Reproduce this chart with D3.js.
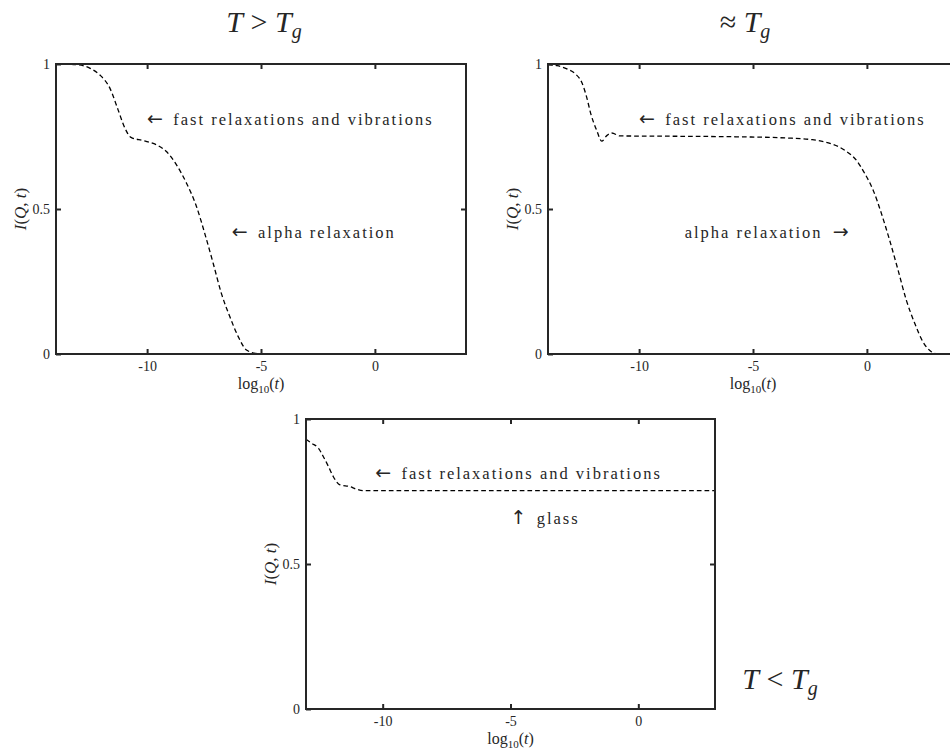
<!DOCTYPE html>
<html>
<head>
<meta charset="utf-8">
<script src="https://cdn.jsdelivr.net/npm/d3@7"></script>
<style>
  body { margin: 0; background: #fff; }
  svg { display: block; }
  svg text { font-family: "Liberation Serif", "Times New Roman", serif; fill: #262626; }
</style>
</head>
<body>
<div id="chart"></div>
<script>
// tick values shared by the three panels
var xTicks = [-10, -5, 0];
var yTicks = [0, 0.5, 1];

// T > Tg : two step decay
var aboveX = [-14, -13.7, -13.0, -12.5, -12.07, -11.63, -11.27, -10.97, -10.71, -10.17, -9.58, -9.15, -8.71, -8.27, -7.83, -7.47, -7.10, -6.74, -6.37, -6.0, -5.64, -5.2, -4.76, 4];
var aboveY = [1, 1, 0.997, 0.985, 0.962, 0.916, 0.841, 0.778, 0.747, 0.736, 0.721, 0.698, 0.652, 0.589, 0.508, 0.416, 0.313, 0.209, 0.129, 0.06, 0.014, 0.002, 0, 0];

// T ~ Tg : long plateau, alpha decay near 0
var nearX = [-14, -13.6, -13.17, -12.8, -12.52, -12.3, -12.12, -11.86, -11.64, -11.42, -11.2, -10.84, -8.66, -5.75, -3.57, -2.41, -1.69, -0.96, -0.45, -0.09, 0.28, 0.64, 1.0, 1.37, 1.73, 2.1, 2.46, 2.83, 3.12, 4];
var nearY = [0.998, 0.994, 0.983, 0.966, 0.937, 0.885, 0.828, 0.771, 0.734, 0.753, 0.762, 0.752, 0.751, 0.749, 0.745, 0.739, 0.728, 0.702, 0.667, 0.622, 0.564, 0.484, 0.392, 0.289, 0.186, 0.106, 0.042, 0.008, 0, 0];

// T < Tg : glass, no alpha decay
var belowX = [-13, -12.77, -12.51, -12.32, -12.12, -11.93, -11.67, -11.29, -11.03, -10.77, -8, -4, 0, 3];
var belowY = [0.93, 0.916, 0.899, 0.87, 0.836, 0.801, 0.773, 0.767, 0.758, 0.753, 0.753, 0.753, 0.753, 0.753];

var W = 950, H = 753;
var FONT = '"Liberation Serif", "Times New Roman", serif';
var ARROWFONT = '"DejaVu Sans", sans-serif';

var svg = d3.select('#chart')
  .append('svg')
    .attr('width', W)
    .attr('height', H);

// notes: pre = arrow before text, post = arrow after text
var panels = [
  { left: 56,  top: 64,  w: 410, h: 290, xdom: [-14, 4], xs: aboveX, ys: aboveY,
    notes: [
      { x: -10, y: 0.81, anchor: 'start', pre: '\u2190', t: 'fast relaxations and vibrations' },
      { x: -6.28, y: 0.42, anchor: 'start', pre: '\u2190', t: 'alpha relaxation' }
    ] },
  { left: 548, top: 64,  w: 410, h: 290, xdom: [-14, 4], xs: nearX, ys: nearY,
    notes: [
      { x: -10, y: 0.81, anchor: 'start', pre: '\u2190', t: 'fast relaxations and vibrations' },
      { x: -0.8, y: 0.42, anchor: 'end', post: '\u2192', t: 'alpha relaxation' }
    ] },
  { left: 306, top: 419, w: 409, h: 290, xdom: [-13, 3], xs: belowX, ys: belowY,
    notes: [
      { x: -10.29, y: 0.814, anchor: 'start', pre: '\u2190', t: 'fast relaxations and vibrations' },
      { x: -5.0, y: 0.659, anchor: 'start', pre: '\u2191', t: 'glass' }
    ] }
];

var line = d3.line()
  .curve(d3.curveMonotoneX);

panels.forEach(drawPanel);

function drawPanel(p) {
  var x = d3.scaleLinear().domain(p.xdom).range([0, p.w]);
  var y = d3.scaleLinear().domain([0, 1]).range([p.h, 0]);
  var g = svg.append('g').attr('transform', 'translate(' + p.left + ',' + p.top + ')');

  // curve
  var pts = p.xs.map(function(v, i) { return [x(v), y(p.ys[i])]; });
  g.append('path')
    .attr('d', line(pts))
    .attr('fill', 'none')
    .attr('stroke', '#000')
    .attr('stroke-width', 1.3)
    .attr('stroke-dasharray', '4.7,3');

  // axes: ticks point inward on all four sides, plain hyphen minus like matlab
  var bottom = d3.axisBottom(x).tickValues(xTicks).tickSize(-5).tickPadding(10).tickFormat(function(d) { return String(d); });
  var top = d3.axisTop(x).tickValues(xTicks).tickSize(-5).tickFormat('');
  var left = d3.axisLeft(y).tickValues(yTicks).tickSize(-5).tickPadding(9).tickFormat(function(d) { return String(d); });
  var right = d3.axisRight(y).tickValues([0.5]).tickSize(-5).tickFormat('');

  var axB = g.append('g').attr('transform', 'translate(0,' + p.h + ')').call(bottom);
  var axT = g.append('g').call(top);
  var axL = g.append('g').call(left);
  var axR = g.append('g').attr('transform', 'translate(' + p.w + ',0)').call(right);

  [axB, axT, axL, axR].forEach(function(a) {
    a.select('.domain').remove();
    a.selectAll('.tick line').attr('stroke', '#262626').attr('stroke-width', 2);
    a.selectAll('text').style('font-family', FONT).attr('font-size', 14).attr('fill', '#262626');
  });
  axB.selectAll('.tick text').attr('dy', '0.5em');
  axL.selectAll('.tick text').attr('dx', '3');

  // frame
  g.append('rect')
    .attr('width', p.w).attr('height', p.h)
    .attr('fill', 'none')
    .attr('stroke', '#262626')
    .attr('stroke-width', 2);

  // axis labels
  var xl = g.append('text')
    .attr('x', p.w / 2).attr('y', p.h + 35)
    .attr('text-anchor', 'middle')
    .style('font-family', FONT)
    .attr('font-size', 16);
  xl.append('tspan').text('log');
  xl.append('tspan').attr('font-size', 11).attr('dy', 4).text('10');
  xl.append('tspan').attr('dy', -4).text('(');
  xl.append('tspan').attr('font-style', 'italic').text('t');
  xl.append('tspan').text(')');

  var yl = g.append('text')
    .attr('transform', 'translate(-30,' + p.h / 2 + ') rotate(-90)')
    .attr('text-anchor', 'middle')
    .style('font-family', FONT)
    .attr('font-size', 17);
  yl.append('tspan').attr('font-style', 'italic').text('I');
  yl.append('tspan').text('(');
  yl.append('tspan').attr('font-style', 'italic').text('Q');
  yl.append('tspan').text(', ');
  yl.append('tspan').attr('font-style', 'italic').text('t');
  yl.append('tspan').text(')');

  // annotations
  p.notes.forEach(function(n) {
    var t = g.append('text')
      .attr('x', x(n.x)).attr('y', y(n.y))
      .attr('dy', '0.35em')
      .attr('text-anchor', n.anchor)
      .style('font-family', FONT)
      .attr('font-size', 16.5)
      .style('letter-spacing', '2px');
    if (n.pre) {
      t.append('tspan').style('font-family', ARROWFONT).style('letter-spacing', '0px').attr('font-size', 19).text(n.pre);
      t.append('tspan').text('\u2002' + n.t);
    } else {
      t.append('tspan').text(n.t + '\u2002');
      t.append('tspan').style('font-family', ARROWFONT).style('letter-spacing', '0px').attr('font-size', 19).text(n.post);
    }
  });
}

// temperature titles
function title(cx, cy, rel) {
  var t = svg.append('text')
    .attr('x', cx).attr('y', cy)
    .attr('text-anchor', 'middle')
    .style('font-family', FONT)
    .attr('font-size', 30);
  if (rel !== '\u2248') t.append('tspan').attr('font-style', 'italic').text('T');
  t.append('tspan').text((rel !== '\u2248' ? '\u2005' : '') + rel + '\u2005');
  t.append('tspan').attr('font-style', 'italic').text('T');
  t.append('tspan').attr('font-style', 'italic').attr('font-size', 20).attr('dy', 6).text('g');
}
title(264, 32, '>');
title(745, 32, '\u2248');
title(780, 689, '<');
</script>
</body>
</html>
- - - -
◆ GIVEN PROBLEM:
Reproduce every line above as written, skipping pictures.

◆ FULL OUTPUT:
Reproduce this chart with D3.js.
<!DOCTYPE html>
<html>
<head>
<meta charset="utf-8">
<script src="https://cdn.jsdelivr.net/npm/d3@7"></script>
<style>
  body { margin: 0; background: #fff; }
  svg { display: block; }
  svg text { font-family: "Liberation Serif", "Times New Roman", serif; fill: #262626; }
</style>
</head>
<body>
<div id="chart"></div>
<script>
// tick values shared by the three panels
var xTicks = [-10, -5, 0];
var yTicks = [0, 0.5, 1];

// T > Tg : two step decay
var aboveX = [-14, -13.7, -13.0, -12.5, -12.07, -11.63, -11.27, -10.97, -10.71, -10.17, -9.58, -9.15, -8.71, -8.27, -7.83, -7.47, -7.10, -6.74, -6.37, -6.0, -5.64, -5.2, -4.76, 4];
var aboveY = [1, 1, 0.997, 0.985, 0.962, 0.916, 0.841, 0.778, 0.747, 0.736, 0.721, 0.698, 0.652, 0.589, 0.508, 0.416, 0.313, 0.209, 0.129, 0.06, 0.014, 0.002, 0, 0];

// T ~ Tg : long plateau, alpha decay near 0
var nearX = [-14, -13.6, -13.17, -12.8, -12.52, -12.3, -12.12, -11.86, -11.64, -11.42, -11.2, -10.84, -8.66, -5.75, -3.57, -2.41, -1.69, -0.96, -0.45, -0.09, 0.28, 0.64, 1.0, 1.37, 1.73, 2.1, 2.46, 2.83, 3.12, 4];
var nearY = [0.998, 0.994, 0.983, 0.966, 0.937, 0.885, 0.828, 0.771, 0.734, 0.753, 0.762, 0.752, 0.751, 0.749, 0.745, 0.739, 0.728, 0.702, 0.667, 0.622, 0.564, 0.484, 0.392, 0.289, 0.186, 0.106, 0.042, 0.008, 0, 0];

// T < Tg : glass, no alpha decay
var belowX = [-13, -12.77, -12.51, -12.32, -12.12, -11.93, -11.67, -11.29, -11.03, -10.77, -8, -4, 0, 3];
var belowY = [0.93, 0.916, 0.899, 0.87, 0.836, 0.801, 0.773, 0.767, 0.758, 0.753, 0.753, 0.753, 0.753, 0.753];

var W = 950, H = 753;
var FONT = '"Liberation Serif", "Times New Roman", serif';
var ARROWFONT = '"DejaVu Sans", sans-serif';

var svg = d3.select('#chart')
  .append('svg')
    .attr('width', W)
    .attr('height', H);

// notes: pre = arrow before text, post = arrow after text
var panels = [
  { left: 56,  top: 64,  w: 410, h: 290, xdom: [-14, 4], xs: aboveX, ys: aboveY,
    notes: [
      { x: -10, y: 0.81, anchor: 'start', pre: '\u2190', t: 'fast relaxations and vibrations' },
      { x: -6.28, y: 0.42, anchor: 'start', pre: '\u2190', t: 'alpha relaxation' }
    ] },
  { left: 548, top: 64,  w: 410, h: 290, xdom: [-14, 4], xs: nearX, ys: nearY,
    notes: [
      { x: -10, y: 0.81, anchor: 'start', pre: '\u2190', t: 'fast relaxations and vibrations' },
      { x: -0.8, y: 0.42, anchor: 'end', post: '\u2192', t: 'alpha relaxation' }
    ] },
  { left: 306, top: 419, w: 409, h: 290, xdom: [-13, 3], xs: belowX, ys: belowY,
    notes: [
      { x: -10.29, y: 0.814, anchor: 'start', pre: '\u2190', t: 'fast relaxations and vibrations' },
      { x: -5.0, y: 0.659, anchor: 'start', pre: '\u2191', t: 'glass' }
    ] }
];

var line = d3.line()
  .curve(d3.curveMonotoneX);

panels.forEach(drawPanel);

function drawPanel(p) {
  var x = d3.scaleLinear().domain(p.xdom).range([0, p.w]);
  var y = d3.scaleLinear().domain([0, 1]).range([p.h, 0]);
  var g = svg.append('g').attr('transform', 'translate(' + p.left + ',' + p.top + ')');

  // curve
  var pts = p.xs.map(function(v, i) { return [x(v), y(p.ys[i])]; });
  g.append('path')
    .attr('d', line(pts))
    .attr('fill', 'none')
    .attr('stroke', '#000')
    .attr('stroke-width', 1.3)
    .attr('stroke-dasharray', '4.7,3');

  // axes: ticks point inward on all four sides, plain hyphen minus like matlab
  var bottom = d3.axisBottom(x).tickValues(xTicks).tickSize(-5).tickPadding(10).tickFormat(function(d) { return String(d); });
  var top = d3.axisTop(x).tickValues(xTicks).tickSize(-5).tickFormat('');
  var left = d3.axisLeft(y).tickValues(yTicks).tickSize(-5).tickPadding(9).tickFormat(function(d) { return String(d); });
  var right = d3.axisRight(y).tickValues([0.5]).tickSize(-5).tickFormat('');

  var axB = g.append('g').attr('transform', 'translate(0,' + p.h + ')').call(bottom);
  var axT = g.append('g').call(top);
  var axL = g.append('g').call(left);
  var axR = g.append('g').attr('transform', 'translate(' + p.w + ',0)').call(right);

  [axB, axT, axL, axR].forEach(function(a) {
    a.select('.domain').remove();
    a.selectAll('.tick line').attr('stroke', '#262626').attr('stroke-width', 2);
    a.selectAll('text').style('font-family', FONT).attr('font-size', 14).attr('fill', '#262626');
  });
  axB.selectAll('.tick text').attr('dy', '0.5em');
  axL.selectAll('.tick text').attr('dx', '3');

  // frame
  g.append('rect')
    .attr('width', p.w).attr('height', p.h)
    .attr('fill', 'none')
    .attr('stroke', '#262626')
    .attr('stroke-width', 2);

  // axis labels
  var xl = g.append('text')
    .attr('x', p.w / 2).attr('y', p.h + 35)
    .attr('text-anchor', 'middle')
    .style('font-family', FONT)
    .attr('font-size', 16);
  xl.append('tspan').text('log');
  xl.append('tspan').attr('font-size', 11).attr('dy', 4).text('10');
  xl.append('tspan').attr('dy', -4).text('(');
  xl.append('tspan').attr('font-style', 'italic').text('t');
  xl.append('tspan').text(')');

  var yl = g.append('text')
    .attr('transform', 'translate(-30,' + p.h / 2 + ') rotate(-90)')
    .attr('text-anchor', 'middle')
    .style('font-family', FONT)
    .attr('font-size', 17);
  yl.append('tspan').attr('font-style', 'italic').text('I');
  yl.append('tspan').text('(');
  yl.append('tspan').attr('font-style', 'italic').text('Q');
  yl.append('tspan').text(', ');
  yl.append('tspan').attr('font-style', 'italic').text('t');
  yl.append('tspan').text(')');

  // annotations
  p.notes.forEach(function(n) {
    var t = g.append('text')
      .attr('x', x(n.x)).attr('y', y(n.y))
      .attr('dy', '0.35em')
      .attr('text-anchor', n.anchor)
      .style('font-family', FONT)
      .attr('font-size', 16.5)
      .style('letter-spacing', '2px');
    if (n.pre) {
      t.append('tspan').style('font-family', ARROWFONT).style('letter-spacing', '0px').attr('font-size', 19).text(n.pre);
      t.append('tspan').text('\u2002' + n.t);
    } else {
      t.append('tspan').text(n.t + '\u2002');
      t.append('tspan').style('font-family', ARROWFONT).style('letter-spacing', '0px').attr('font-size', 19).text(n.post);
    }
  });
}

// temperature titles
function title(cx, cy, rel) {
  var t = svg.append('text')
    .attr('x', cx).attr('y', cy)
    .attr('text-anchor', 'middle')
    .style('font-family', FONT)
    .attr('font-size', 30);
  if (rel !== '\u2248') t.append('tspan').attr('font-style', 'italic').text('T');
  t.append('tspan').text((rel !== '\u2248' ? '\u2005' : '') + rel + '\u2005');
  t.append('tspan').attr('font-style', 'italic').text('T');
  t.append('tspan').attr('font-style', 'italic').attr('font-size', 20).attr('dy', 6).text('g');
}
title(264, 32, '>');
title(745, 32, '\u2248');
title(780, 689, '<');
</script>
</body>
</html>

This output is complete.